Canonical and compatibility equivalence
Although canonical and compatibility mappings are one-directional and do not mean
equivalence, we can define equivalence relations based on them. Canonical and com-
patibility equivalence are defined for sequences of characters (i.e., strings), naturally
regarding a single character as a special case. The exact definitions will be given later
in this chapter, but the basic idea is the following. Strings are canonical equivalent, if
their canonical decompositions, obtained by applying all canonical mappings, are the
same. Thus, in particular, if A has a canonical mapping to B, then A and B are canonical
equivalent. Compatibility equivalence is defined in a similar way, except that both
compatibility and canonical mappings are applied.
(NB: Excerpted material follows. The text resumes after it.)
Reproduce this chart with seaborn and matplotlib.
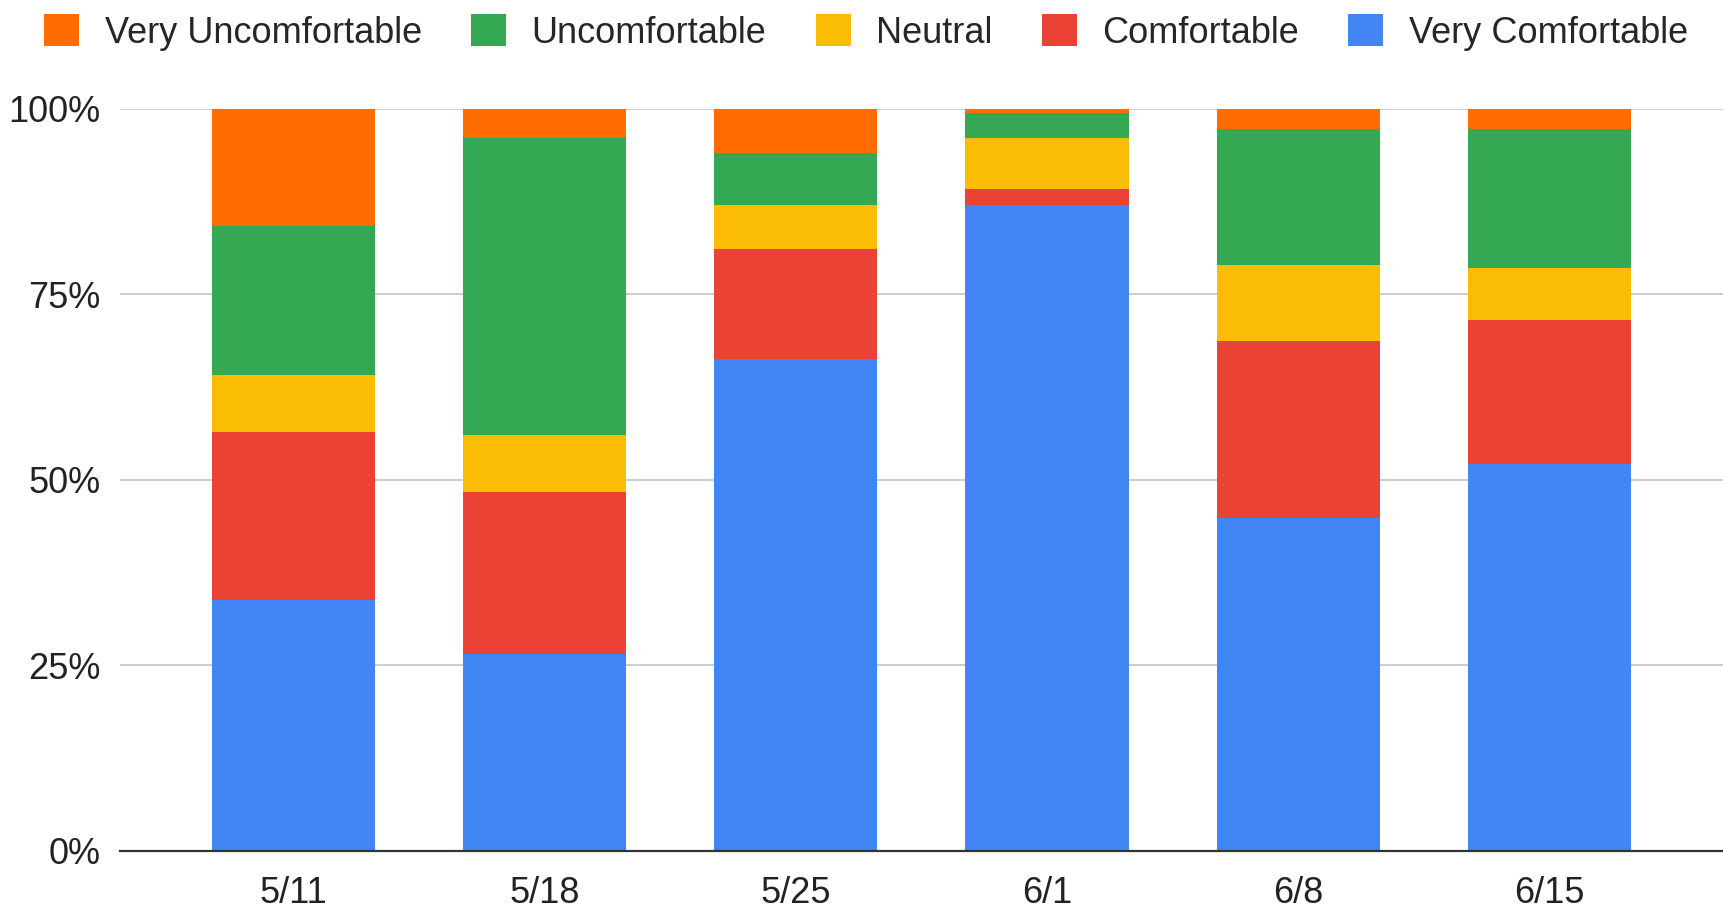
import numpy as np
import pandas as pd
import matplotlib
matplotlib.use("Agg")
import matplotlib.pyplot as plt
import seaborn as sns
from matplotlib.patches import Patch
from matplotlib.ticker import PercentFormatter

# Survey responses per week (percent of respondents)
weeks = ["5/11", "5/18", "5/25", "6/1", "6/8", "6/15"]
very_comfortable = [33.8, 26.5, 66.3, 87.1, 44.9, 52.2]
comfortable = [22.6, 21.8, 14.8, 2.1, 23.8, 19.4]
neutral = [7.8, 7.7, 6.0, 6.9, 10.2, 6.9]
uncomfortable = [20.0, 40.1, 7.0, 3.3, 18.4, 18.8]
very_uncomfortable = [15.8, 3.9, 5.9, 0.6, 2.7, 2.7]

series_names = ["Very Comfortable", "Comfortable", "Neutral",
                "Uncomfortable", "Very Uncomfortable"]
colors = ["#4285F4", "#EA4335", "#FBBC04", "#34A853", "#FF6D01"]

df = pd.DataFrame({
    "Very Comfortable": very_comfortable,
    "Comfortable": comfortable,
    "Neutral": neutral,
    "Uncomfortable": uncomfortable,
    "Very Uncomfortable": very_uncomfortable,
}, index=weeks)

# normalise to 100% and stack
df = df.div(df.sum(axis=1), axis=0) * 100
cum = df.cumsum(axis=1)

sns.set_theme(style="white")
plt.rcParams["font.family"] = ["Liberation Sans", "DejaVu Sans"]

fig = plt.figure(figsize=(17.23, 9.08), dpi=100)
ax = fig.add_axes([0.0696, 0.063, 0.9304, 0.817])

# draw tallest (cumulative) first so lower segments sit on top
for name, col in reversed(list(zip(series_names, colors))):
    sns.barplot(x=weeks, y=cum[name].values, color=col, saturation=1,
                width=0.65, ax=ax, zorder=3, edgecolor="none", linewidth=0)

ax.set_ylim(0, 100)
ax.set_xlim(-0.69, 5.69)
ax.set_yticks([0, 25, 50, 75, 100])
ax.yaxis.set_major_formatter(PercentFormatter(decimals=0))
ax.yaxis.grid(True, color="#cccccc", linewidth=1.4, zorder=0)
ax.set_axisbelow(True)
for s in ["top", "right", "left"]:
    ax.spines[s].set_visible(False)
ax.spines["bottom"].set_color("#333333")
ax.spines["bottom"].set_linewidth(1.6)
ax.spines["bottom"].set_zorder(4)
ax.tick_params(axis="x", length=0, pad=18, labelsize=26, colors="#222222")
ax.tick_params(axis="y", length=0, pad=14, labelsize=26, colors="#222222")
ax.set_xlabel("")
ax.set_ylabel("")

handles = [Patch(facecolor=c, edgecolor="none", label=n)
           for n, c in zip(series_names[::-1], colors[::-1])]
fig.legend(handles=handles, loc="upper center", bbox_to_anchor=(0.5026, 1.012),
           ncol=5, frameon=False, fontsize=26, handlelength=0.97,
           handleheight=0.97, handletextpad=0.7, columnspacing=1.37,
           borderaxespad=0.3)

fig.savefig("out.png", dpi=100)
The term “canonical equivalent” is from the Unicode standard, so we
use it in this book, instead of the grammatically more correct expression
“canonically equivalent.”
The meaning of canonical mapping
We already mentioned that canonical mapping does not mean identity, despite the
symbol commonly used to denote it. A relationship like Ω U+2126 ≡ Ω U+03A9 is a
relation between two distinct characters. We should expect that programs often make
no distinction between them, but a distinction may be made.
For example, a program might recognize U+2126 but not U+03A9, or vice versa. It
would then behave differently for them, of course. ...